■ TASK TO COMPLETE: Give the data below again exactly as it stands. Omit the pictures.

■ DATASET CONTENT:

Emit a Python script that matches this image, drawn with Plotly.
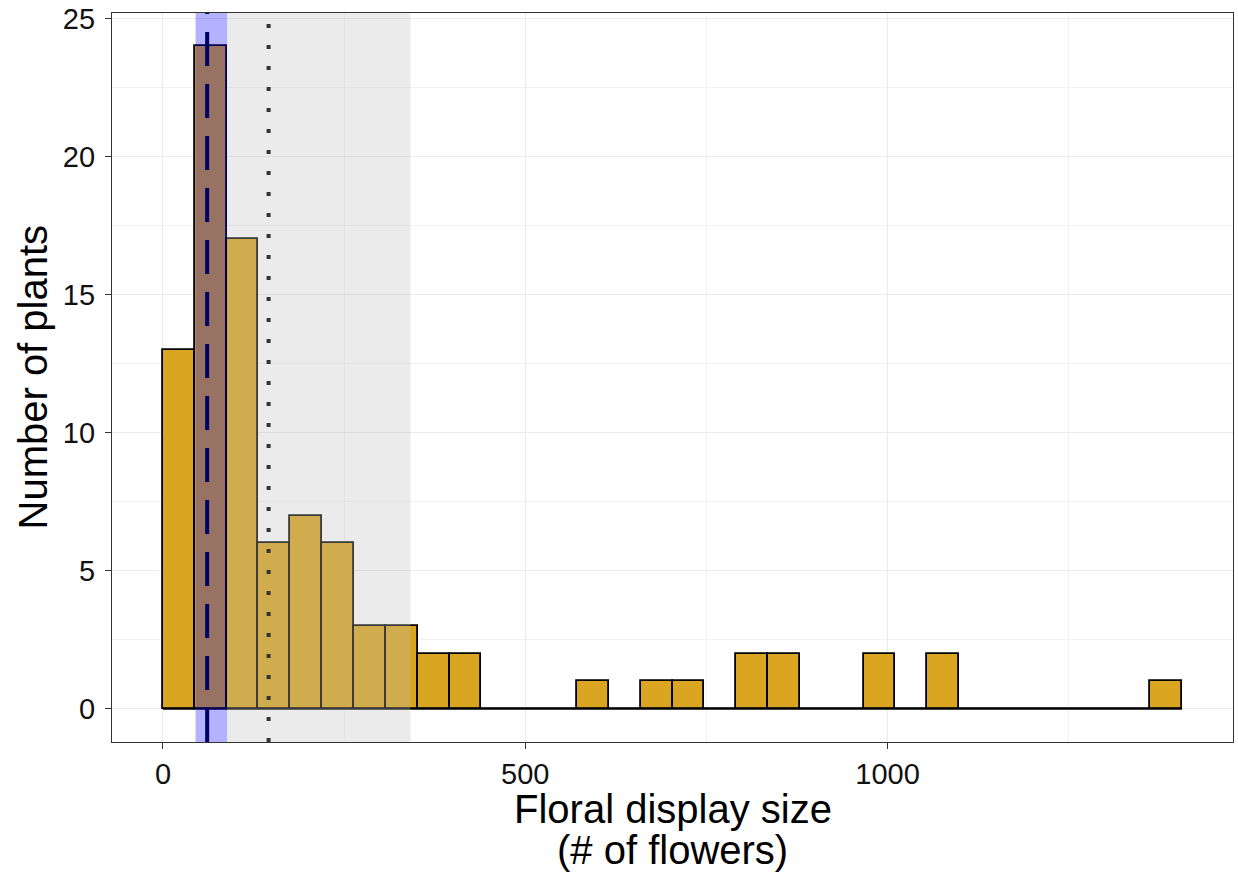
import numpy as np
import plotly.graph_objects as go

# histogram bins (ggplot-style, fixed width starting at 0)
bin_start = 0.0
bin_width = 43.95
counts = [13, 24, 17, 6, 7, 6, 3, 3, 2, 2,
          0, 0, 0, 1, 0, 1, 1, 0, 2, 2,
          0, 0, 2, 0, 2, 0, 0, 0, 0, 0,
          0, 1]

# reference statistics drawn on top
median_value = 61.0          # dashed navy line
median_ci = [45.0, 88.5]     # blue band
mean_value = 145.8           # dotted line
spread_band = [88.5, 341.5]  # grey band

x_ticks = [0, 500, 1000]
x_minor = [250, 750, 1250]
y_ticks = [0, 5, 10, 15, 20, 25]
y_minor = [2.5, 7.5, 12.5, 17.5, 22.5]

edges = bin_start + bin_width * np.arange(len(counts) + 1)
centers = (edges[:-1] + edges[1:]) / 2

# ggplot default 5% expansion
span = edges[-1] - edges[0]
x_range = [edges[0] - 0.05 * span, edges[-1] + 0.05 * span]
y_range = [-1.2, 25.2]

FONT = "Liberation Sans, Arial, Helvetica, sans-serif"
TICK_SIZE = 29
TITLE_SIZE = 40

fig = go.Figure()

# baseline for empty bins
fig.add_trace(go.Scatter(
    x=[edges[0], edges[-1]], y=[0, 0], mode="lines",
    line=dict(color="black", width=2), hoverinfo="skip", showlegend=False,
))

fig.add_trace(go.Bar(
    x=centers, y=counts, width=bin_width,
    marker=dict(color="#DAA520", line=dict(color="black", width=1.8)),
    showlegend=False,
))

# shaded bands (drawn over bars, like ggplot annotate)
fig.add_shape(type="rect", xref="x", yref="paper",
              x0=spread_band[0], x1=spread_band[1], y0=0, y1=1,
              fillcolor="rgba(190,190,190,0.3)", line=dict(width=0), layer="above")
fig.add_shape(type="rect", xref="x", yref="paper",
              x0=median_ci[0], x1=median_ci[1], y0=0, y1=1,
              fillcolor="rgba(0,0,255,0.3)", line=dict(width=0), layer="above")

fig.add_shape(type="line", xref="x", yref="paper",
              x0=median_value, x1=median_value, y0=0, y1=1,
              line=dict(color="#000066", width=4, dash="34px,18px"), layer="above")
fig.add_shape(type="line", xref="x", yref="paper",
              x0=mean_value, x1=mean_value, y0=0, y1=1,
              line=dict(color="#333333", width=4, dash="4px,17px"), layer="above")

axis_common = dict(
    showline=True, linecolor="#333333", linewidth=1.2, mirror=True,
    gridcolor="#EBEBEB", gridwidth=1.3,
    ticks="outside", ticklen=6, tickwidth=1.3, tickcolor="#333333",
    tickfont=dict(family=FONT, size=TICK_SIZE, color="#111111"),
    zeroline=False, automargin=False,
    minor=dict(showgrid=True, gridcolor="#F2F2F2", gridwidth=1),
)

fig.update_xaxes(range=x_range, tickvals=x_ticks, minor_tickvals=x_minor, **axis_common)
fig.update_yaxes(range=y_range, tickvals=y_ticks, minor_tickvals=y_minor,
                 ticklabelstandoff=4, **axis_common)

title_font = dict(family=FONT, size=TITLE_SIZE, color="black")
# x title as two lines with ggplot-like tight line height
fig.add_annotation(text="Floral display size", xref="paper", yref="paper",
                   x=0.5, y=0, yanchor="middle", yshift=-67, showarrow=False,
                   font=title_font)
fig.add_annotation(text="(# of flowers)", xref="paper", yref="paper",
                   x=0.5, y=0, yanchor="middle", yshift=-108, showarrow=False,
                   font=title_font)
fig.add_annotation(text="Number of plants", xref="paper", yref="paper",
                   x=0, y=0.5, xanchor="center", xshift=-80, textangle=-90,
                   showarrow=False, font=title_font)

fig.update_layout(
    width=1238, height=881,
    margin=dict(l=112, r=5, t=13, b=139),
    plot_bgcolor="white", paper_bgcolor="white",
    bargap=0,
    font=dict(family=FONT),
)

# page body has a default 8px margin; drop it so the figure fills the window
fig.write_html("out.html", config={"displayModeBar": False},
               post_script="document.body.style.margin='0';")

■ COMPLETED EXERCISE:
Emit a Python script that matches this image, drawn with Plotly.
import numpy as np
import plotly.graph_objects as go

# histogram bins (ggplot-style, fixed width starting at 0)
bin_start = 0.0
bin_width = 43.95
counts = [13, 24, 17, 6, 7, 6, 3, 3, 2, 2,
          0, 0, 0, 1, 0, 1, 1, 0, 2, 2,
          0, 0, 2, 0, 2, 0, 0, 0, 0, 0,
          0, 1]

# reference statistics drawn on top
median_value = 61.0          # dashed navy line
median_ci = [45.0, 88.5]     # blue band
mean_value = 145.8           # dotted line
spread_band = [88.5, 341.5]  # grey band

x_ticks = [0, 500, 1000]
x_minor = [250, 750, 1250]
y_ticks = [0, 5, 10, 15, 20, 25]
y_minor = [2.5, 7.5, 12.5, 17.5, 22.5]

edges = bin_start + bin_width * np.arange(len(counts) + 1)
centers = (edges[:-1] + edges[1:]) / 2

# ggplot default 5% expansion
span = edges[-1] - edges[0]
x_range = [edges[0] - 0.05 * span, edges[-1] + 0.05 * span]
y_range = [-1.2, 25.2]

FONT = "Liberation Sans, Arial, Helvetica, sans-serif"
TICK_SIZE = 29
TITLE_SIZE = 40

fig = go.Figure()

# baseline for empty bins
fig.add_trace(go.Scatter(
    x=[edges[0], edges[-1]], y=[0, 0], mode="lines",
    line=dict(color="black", width=2), hoverinfo="skip", showlegend=False,
))

fig.add_trace(go.Bar(
    x=centers, y=counts, width=bin_width,
    marker=dict(color="#DAA520", line=dict(color="black", width=1.8)),
    showlegend=False,
))

# shaded bands (drawn over bars, like ggplot annotate)
fig.add_shape(type="rect", xref="x", yref="paper",
              x0=spread_band[0], x1=spread_band[1], y0=0, y1=1,
              fillcolor="rgba(190,190,190,0.3)", line=dict(width=0), layer="above")
fig.add_shape(type="rect", xref="x", yref="paper",
              x0=median_ci[0], x1=median_ci[1], y0=0, y1=1,
              fillcolor="rgba(0,0,255,0.3)", line=dict(width=0), layer="above")

fig.add_shape(type="line", xref="x", yref="paper",
              x0=median_value, x1=median_value, y0=0, y1=1,
              line=dict(color="#000066", width=4, dash="34px,18px"), layer="above")
fig.add_shape(type="line", xref="x", yref="paper",
              x0=mean_value, x1=mean_value, y0=0, y1=1,
              line=dict(color="#333333", width=4, dash="4px,17px"), layer="above")

axis_common = dict(
    showline=True, linecolor="#333333", linewidth=1.2, mirror=True,
    gridcolor="#EBEBEB", gridwidth=1.3,
    ticks="outside", ticklen=6, tickwidth=1.3, tickcolor="#333333",
    tickfont=dict(family=FONT, size=TICK_SIZE, color="#111111"),
    zeroline=False, automargin=False,
    minor=dict(showgrid=True, gridcolor="#F2F2F2", gridwidth=1),
)

fig.update_xaxes(range=x_range, tickvals=x_ticks, minor_tickvals=x_minor, **axis_common)
fig.update_yaxes(range=y_range, tickvals=y_ticks, minor_tickvals=y_minor,
                 ticklabelstandoff=4, **axis_common)

title_font = dict(family=FONT, size=TITLE_SIZE, color="black")
# x title as two lines with ggplot-like tight line height
fig.add_annotation(text="Floral display size", xref="paper", yref="paper",
                   x=0.5, y=0, yanchor="middle", yshift=-67, showarrow=False,
                   font=title_font)
fig.add_annotation(text="(# of flowers)", xref="paper", yref="paper",
                   x=0.5, y=0, yanchor="middle", yshift=-108, showarrow=False,
                   font=title_font)
fig.add_annotation(text="Number of plants", xref="paper", yref="paper",
                   x=0, y=0.5, xanchor="center", xshift=-80, textangle=-90,
                   showarrow=False, font=title_font)

fig.update_layout(
    width=1238, height=881,
    margin=dict(l=112, r=5, t=13, b=139),
    plot_bgcolor="white", paper_bgcolor="white",
    bargap=0,
    font=dict(family=FONT),
)

# page body has a default 8px margin; drop it so the figure fills the window
fig.write_html("out.html", config={"displayModeBar": False},
               post_script="document.body.style.margin='0';")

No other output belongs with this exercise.